«L'Amérique et l'Europe devraient rester à leur place», se plaint Erdogan
- Avec AFP
En passe de perdre Istanbul et Ankara, le parti du président turc Recep Tayyip Erdogan a ordonné un recomptage des voix. Le chef d'Etat s'est plaint de l'ingérence des Etats-Unis et de l'Europe qui l'incitent à respecter le verdict des urnes.
Le président turc Recep Tayyip Erdogan a accusé le 5 avril l'Europe et les Etats-Unis d'«intervenir» dans les affaires de la Turquie, après leurs commentaires sur les élections municipales du 31 mars qui montrent que son parti s'achemine vers une défaite à Istanbul et Ankara.
«L'Amérique et l'Europe, qui interviennent dans nos affaires intérieures, devraient rester à leur place», s'est emporté le chef d'Etat turc qui s'exprimait publiquement pour la première fois depuis le soir des élections.
Si le Parti de la justice et du développement (AKP, islamo-conservateur) de Recep Tayyip Erdogan est arrivé en tête de ce scrutin à l'échelle nationale, il a, selon des résultats provisoires, perdu Ankara et Istanbul, les deux villes les plus importantes du pays, contrôlées par les islamistes depuis 25 ans.
L'Amérique et l'Europe, qui interviennent dans nos affaires intérieures, devraient rester à leur place
L'AKP a déposé des recours auprès des autorités électorales dans plusieurs villes, dénonçant des «irrégularités flagrantes» et estimant que de nombreuses voix ont été indûment comptabilisées comme nulles, pénalisant selon lui ses candidats.
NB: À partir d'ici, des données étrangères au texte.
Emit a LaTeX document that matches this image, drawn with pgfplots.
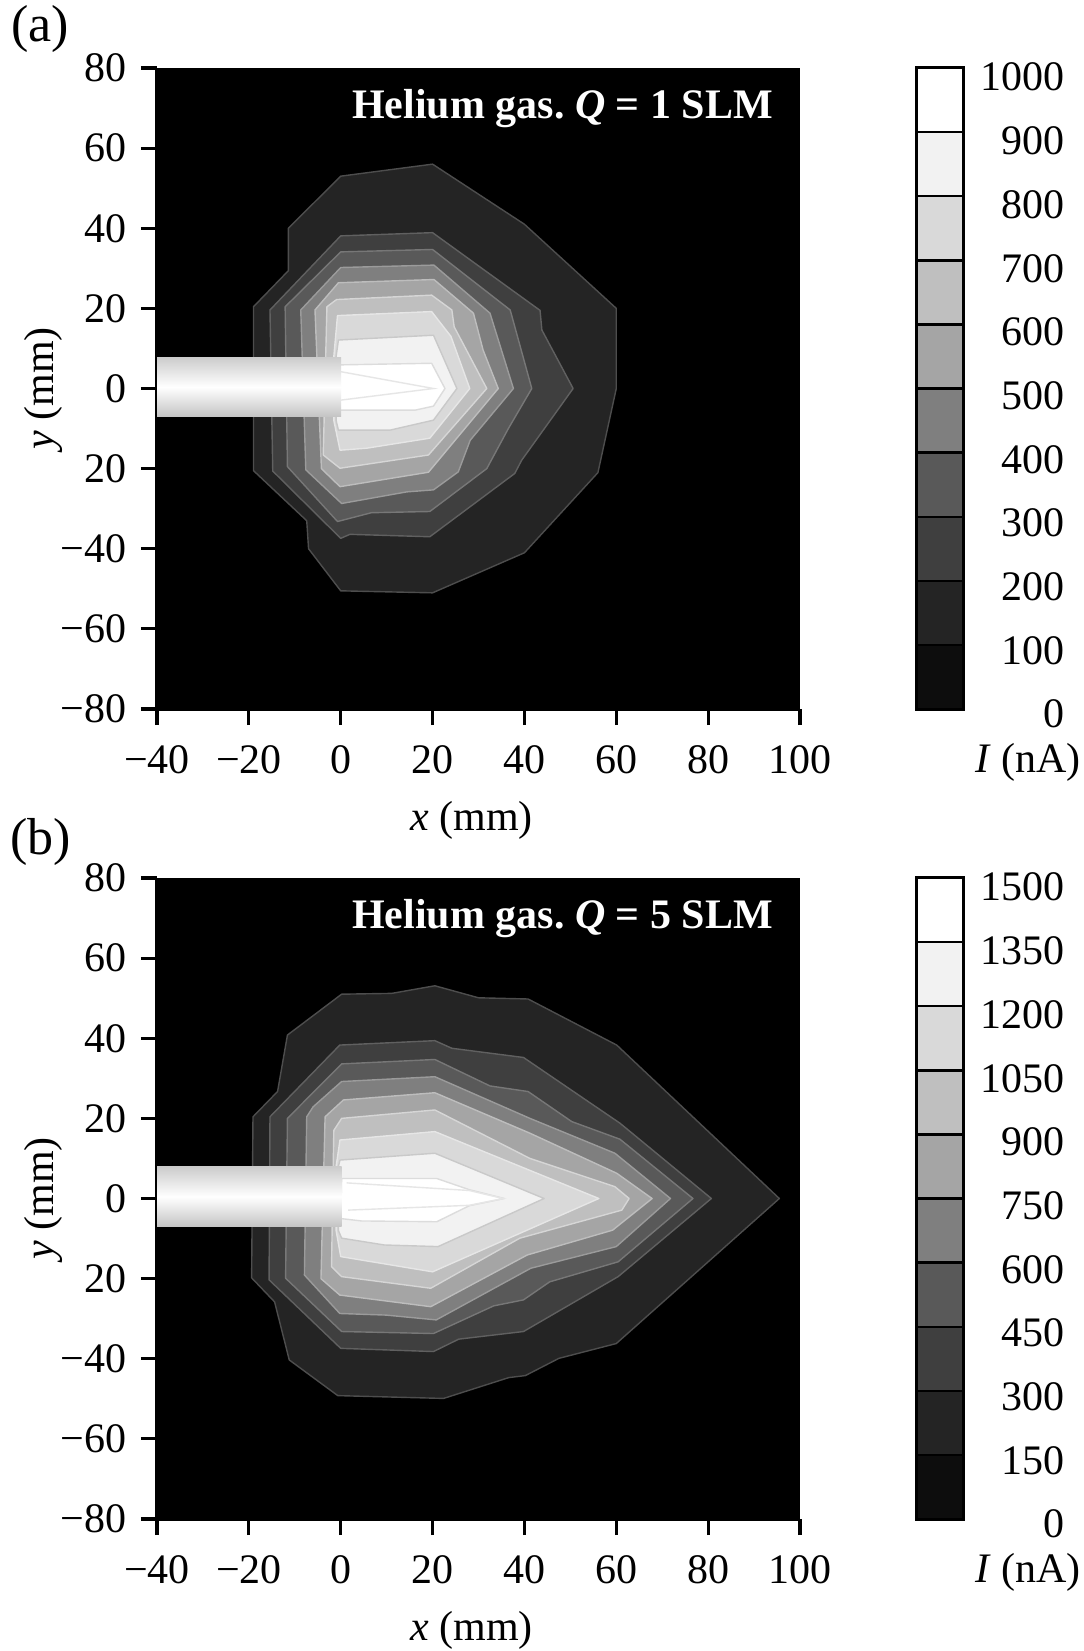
\documentclass[border=0pt]{standalone}
\usepackage{fontspec}
\setmainfont{Liberation Serif}
\usepackage{pgfplots}
\pgfplotsset{compat=1.18}

% grey levels of the contour fills (lowest to highest)
\definecolor{lv0}{HTML}{0D0D0D}
\definecolor{lv1}{HTML}{242424}
\definecolor{lv2}{HTML}{3F3F3F}
\definecolor{lv3}{HTML}{595959}
\definecolor{lv4}{HTML}{7F7F7F}
\definecolor{lv5}{HTML}{A5A5A5}
\definecolor{lv6}{HTML}{BFBFBF}
\definecolor{lv7}{HTML}{D9D9D9}
\definecolor{lv8}{HTML}{F2F2F2}
\definecolor{lv9}{HTML}{FFFFFF}
% contour line colours
\definecolor{ed1}{HTML}{4D4D4D}
\definecolor{ed2}{HTML}{606060}
\definecolor{ed3}{HTML}{777777}
\definecolor{ed4}{HTML}{9B9B9B}
\definecolor{ed5}{HTML}{BDBDBD}
\definecolor{ed6}{HTML}{D6D6D6}
\definecolor{ed7}{HTML}{E6E6E6}
\definecolor{ed8}{HTML}{C9C9C9}
\definecolor{ed9}{HTML}{DCDCDC}
\definecolor{pipeT}{HTML}{CCCCCC}
\definecolor{pipeB}{HTML}{C4C4C4}

\newcommand{\lvl}[3]{\addplot[fill=#1, draw=#2, line width=0.35pt, line join=round] coordinates {#3} -- cycle;}
\newcommand{\seg}[3]{\addplot[fill=#1, draw=black, line width=0.6pt] coordinates {(0,#2) (1,#2) (1,#3) (0,#3)} -- cycle;}

\pgfplotsset{
  map/.style={
    scale only axis, width=160.75pt, height=160.25pt,
    xmin=-40, xmax=100, ymin=-80, ymax=80,
    axis background/.style={fill=black},
    axis lines*=left, tick align=outside,
    major tick length=4pt,
    every tick/.style={black, line width=0.8pt},
    axis line style={line width=0.8pt},
    xtick={-40,-20,...,100},
    xticklabels={−40,−20,0,20,40,60,80,100},
    xticklabel style={yshift=-1.5pt},
    ytick={-80,-60,...,80},
    yticklabels={−80,−60,−40,20,0,20,40,60,80},
    xlabel={\textit{x} (mm)},
    ylabel={\textit{y} (mm)},
    xlabel style={at={(axis description cs:0.489,-0.173)}, anchor=center},
    ylabel style={at={(axis description cs:-0.176,0.5)}, anchor=center},
  },
  cbar/.style={
    scale only axis, width=11.5pt, height=160.25pt,
    xmin=0, xmax=1, xtick=\empty,
    yticklabel pos=right, major tick length=0pt,
    axis line style={line width=0.8pt},
    yticklabel style={anchor=east, xshift=29pt, yshift=-1.25pt-0.105pt*\ticknum},
  },
}

\begin{document}
\frenchspacing
\fontsize{10.5}{12.6}\selectfont
\begin{tikzpicture}[font=\fontsize{10.5}{12.6}\selectfont]
\useasboundingbox (0,0) rectangle (270.75pt,-412.75pt);

% ---------------- (a) Q = 1 SLM ----------------
\begin{axis}[map, at={(39.25pt,-177.25pt)}, anchor=south west]
\lvl{lv1}{ed1}{(0,53) (20,56) (40,41) (60,20) (60,0) (56,-21) (40,-41) (20,-51) (0,-50.5) (-7,-40) (-7.4,-33) (-19,-20.5) (-19,20.4) (-11.4,29.4) (-11.4,40)}
\lvl{lv2}{ed2}{(0,38.1) (20,38.9) (43.4,19.5) (43.8,14.6) (50.6,0) (39.4,-17.9) (37.9,-21.2) (19.4,-37) (2,-36.4) (0,-37.4) (-14.8,-20.6) (-15.4,19.6)}
\lvl{lv3}{ed3}{(0,34.1) (20,34.7) (36.9,19.6) (41.6,0) (36.5,-10) (31.8,-20) (19.4,-30.7) (6.7,-31) (-0.7,-33.2) (-11.6,-19.5) (-12.1,20.4)}
\lvl{lv4}{ed4}{(0,30.2) (20.3,30.8) (32.5,18.8) (37.6,0) (28.2,-12.9) (25.6,-20.8) (20.2,-25.3) (14.4,-25.8) (0.2,-28.7) (-7.6,-20.3) (-8.7,19.6)}
\lvl{lv5}{ed5}{(-0.5,26.4) (20.3,27.2) (28.9,18.8) (31,9.6) (34.3,0) (19.1,-20.9) (-0.15,-24.5) (-4.2,-20) (-5.6,19.6)}
\lvl{lv6}{ed6}{(-3,20.4) (-0.9,22.2) (19.8,23.3) (24.2,19.6) (24.7,15.4) (31.8,0) (19.1,-16.6) (-0.15,-19.9) (-3.8,-16.6)}
\lvl{lv7}{ed7}{(-0.7,18.2) (19.8,19.2) (24,13) (28.1,0) (19.4,-12.4) (5.65,-14.9) (-0.15,-15.4) (-1.5,-8) (-1.5,8)}
\lvl{lv8}{ed8}{(-0.5,12.1) (20.2,13.3) (25.3,0) (20.2,-7.9) (10.7,-10.4) (-0.5,-10.4) (-1,-8) (-1,8)}
\lvl{lv9}{ed9}{(-0.2,5.9) (19.8,6.3) (22.7,0) (20.2,-4.4) (16.2,-5.4) (-0.2,-5.4)}
\addplot[draw=ed7, line width=0.35pt] coordinates {(0,4.2) (20.2,0) (0,-2.9)};
% nozzle
\addplot[draw=none, top color=pipeT, bottom color=pipeB, middle color=white] coordinates {(-40,7.8) (0.1,7.8) (0.1,-7) (-40,-7)} -- cycle;
\node[anchor=east, text=white, inner sep=0pt] at (rel axis cs:0.959,0.937) {\textbf{Helium gas. \textit{Q} = 1 SLM}};
\end{axis}

\begin{axis}[cbar, at={(229.25pt,-177.25pt)}, anchor=south west,
  ymin=0, ymax=1000, ytick={0,100,...,1000},
  yticklabels={0,100,200,300,400,500,600,700,800,900,1000}]
\seg{lv0}{0}{100}
\seg{lv1}{100}{200}
\seg{lv2}{200}{300}
\seg{lv3}{300}{400}
\seg{lv4}{400}{500}
\seg{lv5}{500}{600}
\seg{lv6}{600}{700}
\seg{lv7}{700}{800}
\seg{lv8}{800}{900}
\seg{lv9}{900}{1000}
\end{axis}
\node at (257pt,-190.5pt) {\textit{I} (nA)};

% ---------------- (b) Q = 5 SLM ----------------
\begin{axis}[map, at={(39.25pt,-379.75pt)}, anchor=south west]
\lvl{lv1}{ed1}{(0.2,51) (11.1,51.2) (20.5,53.1) (30,50.1) (40.8,49.8) (60.1,38.3) (95.5,0) (60,-36.2) (47.5,-39.9) (40.2,-44.2) (36.6,-44.7) (22.4,-49.9) (-0.64,-49.2) (-11.2,-40.3) (-14.4,-25.8) (-19.4,-19.8) (-19.1,20.4) (-13.75,26.7) (-11.6,40.8)}
\lvl{lv2}{ed2}{(-0.2,38.3) (20.5,39.4) (24.2,37.5) (39.8,35.2) (60.8,18.8) (80.7,0) (60.4,-19.5) (39.8,-33.2) (25.7,-35.1) (20.2,-38.2) (0,-37.4) (-15.6,-20.3) (-15.4,20.4)}
\lvl{lv3}{ed3}{(0.2,33.6) (20.5,34.7) (32.5,28.1) (40.8,26.7) (50.3,19.2) (60.8,14.8) (76.7,0) (60.4,-15.8) (45.5,-20.8) (39.8,-25.3) (33.3,-26.8) (20.2,-33.7) (0.2,-33.2) (-12,-19.9) (-11.6,20)}
\lvl{lv4}{ed4}{(0.2,29.2) (20.5,30.4) (41.2,20) (59.7,11.3) (71.8,0) (60,-12) (41.4,-17.4) (20.8,-30.3) (9.9,-29.1) (-0.2,-28.7) (-7.9,-19.1) (-7.4,20.4) (-6,22.9)}
\lvl{lv5}{ed5}{(0.6,24.6) (20.5,26.4) (41.2,16.3) (60.1,6.3) (67.8,0) (59.2,-7.9) (40.6,-14.1) (19.6,-27) (-0.2,-24.1) (-4.3,-20) (-3.4,20.4)}
\lvl{lv6}{ed6}{(0.2,20) (20.5,22.1) (41.2,10) (59.7,2.95) (62.8,0) (61.2,-2.9) (39,-9.9) (19.6,-22.4) (0.2,-19.5) (-2,-17) (-1.5,17)}
\lvl{lv7}{ed7}{(-0.16,14.6) (20.5,16.7) (56.2,0) (20,-18.3) (0,-14.5) (-1,-8) (-1,8)}
\lvl{lv8}{ed8}{(-0.16,9.6) (20.5,11.3) (44.3,0) (21.2,-12) (9.5,-11.6) (0.2,-9.9) (-0.5,-8) (-0.5,8)}
\lvl{lv9}{ed9}{(0.2,5) (20.9,5) (28,2.2) (35.6,0) (28,-1.8) (20.9,-5.8) (4.5,-5.6) (0,-5)}
\addplot[draw=ed7, line width=0.35pt] coordinates {(1.3,3.9) (28,2) (35.4,0) (28,-1.7) (1.6,-2.9)};
% nozzle
\addplot[draw=none, top color=pipeT, bottom color=pipeB, middle color=white] coordinates {(-40,7.9) (0.2,7.9) (0.2,-7) (-40,-7)} -- cycle;
\node[anchor=east, text=white, inner sep=0pt] at (rel axis cs:0.959,0.937) {\textbf{Helium gas. \textit{Q} = 5 SLM}};
\end{axis}

\begin{axis}[cbar, at={(229.25pt,-379.75pt)}, anchor=south west,
  ymin=0, ymax=1500, ytick={0,150,...,1500},
  yticklabels={0,150,300,450,600,750,900,1050,1200,1350,1500}]
\seg{lv0}{0}{150}
\seg{lv1}{150}{300}
\seg{lv2}{300}{450}
\seg{lv3}{450}{600}
\seg{lv4}{600}{750}
\seg{lv5}{750}{900}
\seg{lv6}{900}{1050}
\seg{lv7}{1050}{1200}
\seg{lv8}{1200}{1350}
\seg{lv9}{1350}{1500}
\end{axis}
\node at (257pt,-393pt) {\textit{I} (nA)};

% panel letters
\node[font=\fontsize{13}{15}\selectfont] at (10pt,-7.2pt) {(a)};
\node[font=\fontsize{13}{15}\selectfont] at (10.2pt,-210.4pt) {(b)};
\end{tikzpicture}
\end{document}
D’après Anadolu, environ 300 000 voix auraient été comptabilisées comme nulles à Istanbul. «La décision finale sera prise par le Haute commission électorale», a insisté le président turc, soulignant que les recours sont un droit et qu'il en existe aussi en Europe et aux Etats-Unis.
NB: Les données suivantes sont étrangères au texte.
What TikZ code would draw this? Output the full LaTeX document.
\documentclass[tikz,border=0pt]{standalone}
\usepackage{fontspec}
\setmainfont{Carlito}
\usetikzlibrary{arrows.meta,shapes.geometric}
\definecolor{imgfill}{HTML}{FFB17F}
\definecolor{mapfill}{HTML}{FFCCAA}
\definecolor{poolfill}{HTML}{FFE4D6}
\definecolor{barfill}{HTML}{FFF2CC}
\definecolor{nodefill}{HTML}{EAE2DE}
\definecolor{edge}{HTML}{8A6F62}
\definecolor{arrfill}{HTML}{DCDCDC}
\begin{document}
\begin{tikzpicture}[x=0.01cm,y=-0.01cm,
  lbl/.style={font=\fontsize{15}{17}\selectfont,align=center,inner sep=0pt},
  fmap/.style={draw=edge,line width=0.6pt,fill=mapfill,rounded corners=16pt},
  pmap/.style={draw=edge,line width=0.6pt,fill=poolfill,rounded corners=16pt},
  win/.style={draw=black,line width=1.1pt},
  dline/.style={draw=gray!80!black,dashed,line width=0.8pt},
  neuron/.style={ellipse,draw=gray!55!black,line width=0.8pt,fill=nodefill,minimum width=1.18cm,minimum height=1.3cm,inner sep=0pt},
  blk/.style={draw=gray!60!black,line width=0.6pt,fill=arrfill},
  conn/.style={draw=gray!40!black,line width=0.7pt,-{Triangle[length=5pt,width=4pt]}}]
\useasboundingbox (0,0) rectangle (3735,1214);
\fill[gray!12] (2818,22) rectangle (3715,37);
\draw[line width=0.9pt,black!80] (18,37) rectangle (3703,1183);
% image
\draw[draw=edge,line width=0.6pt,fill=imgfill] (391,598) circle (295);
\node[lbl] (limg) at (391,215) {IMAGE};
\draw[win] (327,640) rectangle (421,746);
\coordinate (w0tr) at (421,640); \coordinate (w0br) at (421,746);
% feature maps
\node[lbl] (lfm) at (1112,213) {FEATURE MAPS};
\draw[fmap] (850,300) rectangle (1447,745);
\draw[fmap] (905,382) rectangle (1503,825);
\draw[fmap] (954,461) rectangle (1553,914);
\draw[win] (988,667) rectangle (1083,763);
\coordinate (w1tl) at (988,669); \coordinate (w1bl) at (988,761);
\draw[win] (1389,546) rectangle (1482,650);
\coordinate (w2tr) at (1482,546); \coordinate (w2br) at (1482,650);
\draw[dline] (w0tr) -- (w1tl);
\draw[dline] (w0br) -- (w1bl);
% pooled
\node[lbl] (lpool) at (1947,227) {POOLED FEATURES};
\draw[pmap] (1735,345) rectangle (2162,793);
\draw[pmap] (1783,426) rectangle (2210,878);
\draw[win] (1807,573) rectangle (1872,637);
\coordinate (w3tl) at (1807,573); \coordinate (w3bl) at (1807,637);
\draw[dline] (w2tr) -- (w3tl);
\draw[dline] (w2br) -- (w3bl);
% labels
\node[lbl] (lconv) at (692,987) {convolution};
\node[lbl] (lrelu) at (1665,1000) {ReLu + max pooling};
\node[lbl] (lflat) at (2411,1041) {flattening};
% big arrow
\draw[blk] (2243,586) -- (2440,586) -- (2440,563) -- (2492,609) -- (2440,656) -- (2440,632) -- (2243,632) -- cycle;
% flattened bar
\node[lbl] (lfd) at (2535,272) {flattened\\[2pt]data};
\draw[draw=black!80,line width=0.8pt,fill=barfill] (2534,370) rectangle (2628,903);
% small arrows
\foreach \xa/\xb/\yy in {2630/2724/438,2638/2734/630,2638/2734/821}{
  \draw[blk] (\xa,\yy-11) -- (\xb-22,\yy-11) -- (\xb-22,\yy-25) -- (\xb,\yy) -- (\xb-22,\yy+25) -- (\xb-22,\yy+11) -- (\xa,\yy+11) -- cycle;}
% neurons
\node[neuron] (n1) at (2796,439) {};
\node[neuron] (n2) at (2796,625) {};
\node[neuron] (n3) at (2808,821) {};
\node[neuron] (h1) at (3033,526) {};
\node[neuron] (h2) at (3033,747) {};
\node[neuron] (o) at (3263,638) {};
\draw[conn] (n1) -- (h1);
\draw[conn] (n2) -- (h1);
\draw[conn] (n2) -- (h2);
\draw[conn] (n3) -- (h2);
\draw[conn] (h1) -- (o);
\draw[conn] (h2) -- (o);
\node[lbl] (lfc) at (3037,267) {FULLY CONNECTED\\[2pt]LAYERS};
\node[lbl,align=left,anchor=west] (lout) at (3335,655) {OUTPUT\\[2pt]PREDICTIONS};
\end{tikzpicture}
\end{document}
Interrogé au sujet des recours déposés le 2 avril par l'AKP, le porte-parole du département d'Etat américain Robert Palladino a souligné qu'«accepter les résultats d'élections légitimes [était] essentiel».
Côté européen, une mission d'observation du Congrès des pouvoirs locaux et régionaux du Conseil de l'Europe a déclaré le 1er avril ne pas être «pleinement convaincue que la Turquie [disposait] actuellement de l'environnement électoral libre et équitable nécessaire à la tenue d'élections véritablement démocratiques».
Et Maja Kocijancic, porte-parole de la chef de la diplomatie de l'UE Federica Mogherini, a déclaré le 1er avril attendre «que les représentants locaux élus soient capable d'exercer librement leur mandat».
Istanbul, une ville cruciale pour le président turc
La course est surtout disputée à Istanbul, dont Recep Tayyip Erdogan a lui-même été maire dans les années 1990. Le candidat de l'opposition, Ekrem Imamoglu, dit avoir encore 18 742 voix d'avance sur son concurrent de l'AKP, Binali Yildirim, après le recomptage effectué dans 17 des 39 districts de la ville par les branches locales de la Haute commission électorale (YSK) . Il a assuré que le nombre de votes nuls dans ces 17 districts s'élevait à 119 652 votes.
İstanbul’da 17 ilçede geçersiz oyların sayımı bitti. Toplamda 119.652 geçersiz oy sayıldı. Son durum grafikteki gibidir; pic.twitter.com/FFYjwG0pgR
— Ekrem Imamoglu (@ekrem_imamoglu) 5 avril 2019
Le recomptage «devait être terminé d'ici la fin du weekend», a-t-il déclaré le 5 avril au matin lors d'une interview sur la chaîne Fox Haber, assurant qu'il maintiendrait une avance de 18 000 à 20 000 voix une fois le recomptage des voix terminé. Une goutte d'eau à l'échelle d'une ville de 15 millions d'habitants. Or, sans attendre les résultats définitifs, il se présente d'ores et déjà comme le «maire d'Istanbul» et multiplie les interventions médiatiques.
L'AKP avait annoncé dès le 4 avril dans l'après-midi qu'il irait au bout des recours possibles à Ankara et, selon l'agence étatique Anadolu, des bulletins ont commencé à être recomptés dans plusieurs districts d'Istanbul dans la soirée.
A Ankara, où l'avance de l'opposition est bien plus importante qu'à Istanbul, toutes les voix ont été recomptées dans 11 districts sur les 25 que compte la capitale, mais la procédure de recours se poursuivait le 5 avril, auprès cette fois-ci des branches provinciales du YSK. Des appels sont possibles jusqu'au 10 avril.
Recep Tayyip Erdogan a, lui, affirmé le 5 avril que son parti avait remporté 24 des 39 districts de la mégapole.